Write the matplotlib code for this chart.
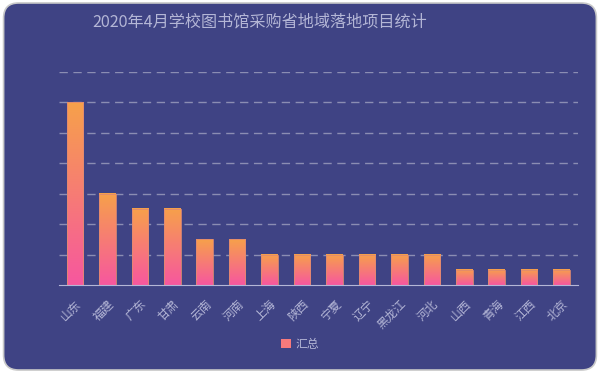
import numpy as np
import matplotlib
matplotlib.use('Agg')
import matplotlib.pyplot as plt
from matplotlib.colors import LinearSegmentedColormap
from matplotlib.patches import FancyBboxPatch, Patch

plt.rcParams['font.family'] = ['Noto Sans CJK SC', 'DejaVu Sans']

# donnees
provinces = ['山东', '福建', '广东', '甘肃', '云南', '河南', '上海', '陕西',
             '宁夏', '辽宁', '黑龙江', '河北', '山西', '青海', '江西', '北京']
counts = [12, 6, 5, 5, 3, 3, 2, 2, 2, 2, 2, 2, 1, 1, 1, 1]
series_name = '汇总'
title = '2020年4月学校图书馆采购省地域落地项目统计'

bg = '#3f4384'
txt = '#b4b6d6'
grad = LinearSegmentedColormap.from_list('g', ['#f6579f', '#f7a14a'])

fig = plt.figure(figsize=(6, 3.73), dpi=100, facecolor='white')
# fond arrondi
fig.patches.append(FancyBboxPatch((0.006, 0.008), 0.988, 0.984,
                                  boxstyle='round,pad=0,rounding_size=0.025',
                                  transform=fig.transFigure, facecolor=bg,
                                  edgecolor='#c9c9c9', linewidth=1.2,
                                  mutation_aspect=600 / 373, zorder=-10))

ax = fig.add_axes([0.098, 0.236, 0.865, 0.571])
ax.set_facecolor('none')

x = np.arange(len(provinces))
w = 0.51
g = np.linspace(0, 1, 256).reshape(-1, 1)
for xi, v in zip(x, counts):
    ax.imshow(g, extent=[xi - w / 2, xi + w / 2, 0, v], origin='lower',
              aspect='auto', cmap=grad, zorder=3)
    ax.bar(xi, v, width=w, facecolor='none', edgecolor='#e08a70',
           linewidth=0.6, zorder=4)

ax.set_xlim(-0.5, len(provinces) - 0.5)
ax.set_ylim(0, 14)
ax.set_yticks(np.arange(2, 15, 2))
ax.yaxis.grid(True, color='#8b8db3', linestyle=(0, (6, 4)), linewidth=1)
ax.set_axisbelow(True)
ax.tick_params(axis='y', length=0, labelleft=False)
ax.tick_params(axis='x', length=0, colors=txt, labelsize=8.5, pad=9)
ax.set_xticks(x)
ax.set_xticklabels(provinces, rotation=45, ha='right', rotation_mode='anchor')
for s in ['top', 'right', 'left']:
    ax.spines[s].set_visible(False)
ax.spines['bottom'].set_color('#b4b6d6')
ax.spines['bottom'].set_zorder(5)

fig.text(0.433, 0.94, title, ha='center', va='center', color=txt, fontsize=11.6)

leg = fig.legend(handles=[Patch(facecolor='#f77a7c', edgecolor='none')],
                 labels=[series_name], loc='center', bbox_to_anchor=(0.5, 0.077),
                 frameon=False, fontsize=8.5, handlelength=0.8, handleheight=0.8,
                 handletextpad=0.4)
for t in leg.get_texts():
    t.set_color(txt)

fig.savefig('out.png', dpi=100, facecolor='white')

## [Problem requirements]
Write out exactly the opening lines of the data, stopping after the line that holds "ax.set_facecolor('none')". Exclude pictures.

## [Result of this task]
Write the matplotlib code for this chart.
import numpy as np
import matplotlib
matplotlib.use('Agg')
import matplotlib.pyplot as plt
from matplotlib.colors import LinearSegmentedColormap
from matplotlib.patches import FancyBboxPatch, Patch

plt.rcParams['font.family'] = ['Noto Sans CJK SC', 'DejaVu Sans']

# donnees
provinces = ['山东', '福建', '广东', '甘肃', '云南', '河南', '上海', '陕西',
             '宁夏', '辽宁', '黑龙江', '河北', '山西', '青海', '江西', '北京']
counts = [12, 6, 5, 5, 3, 3, 2, 2, 2, 2, 2, 2, 1, 1, 1, 1]
series_name = '汇总'
title = '2020年4月学校图书馆采购省地域落地项目统计'

bg = '#3f4384'
txt = '#b4b6d6'
grad = LinearSegmentedColormap.from_list('g', ['#f6579f', '#f7a14a'])

fig = plt.figure(figsize=(6, 3.73), dpi=100, facecolor='white')
# fond arrondi
fig.patches.append(FancyBboxPatch((0.006, 0.008), 0.988, 0.984,
                                  boxstyle='round,pad=0,rounding_size=0.025',
                                  transform=fig.transFigure, facecolor=bg,
                                  edgecolor='#c9c9c9', linewidth=1.2,
                                  mutation_aspect=600 / 373, zorder=-10))

ax = fig.add_axes([0.098, 0.236, 0.865, 0.571])
ax.set_facecolor('none')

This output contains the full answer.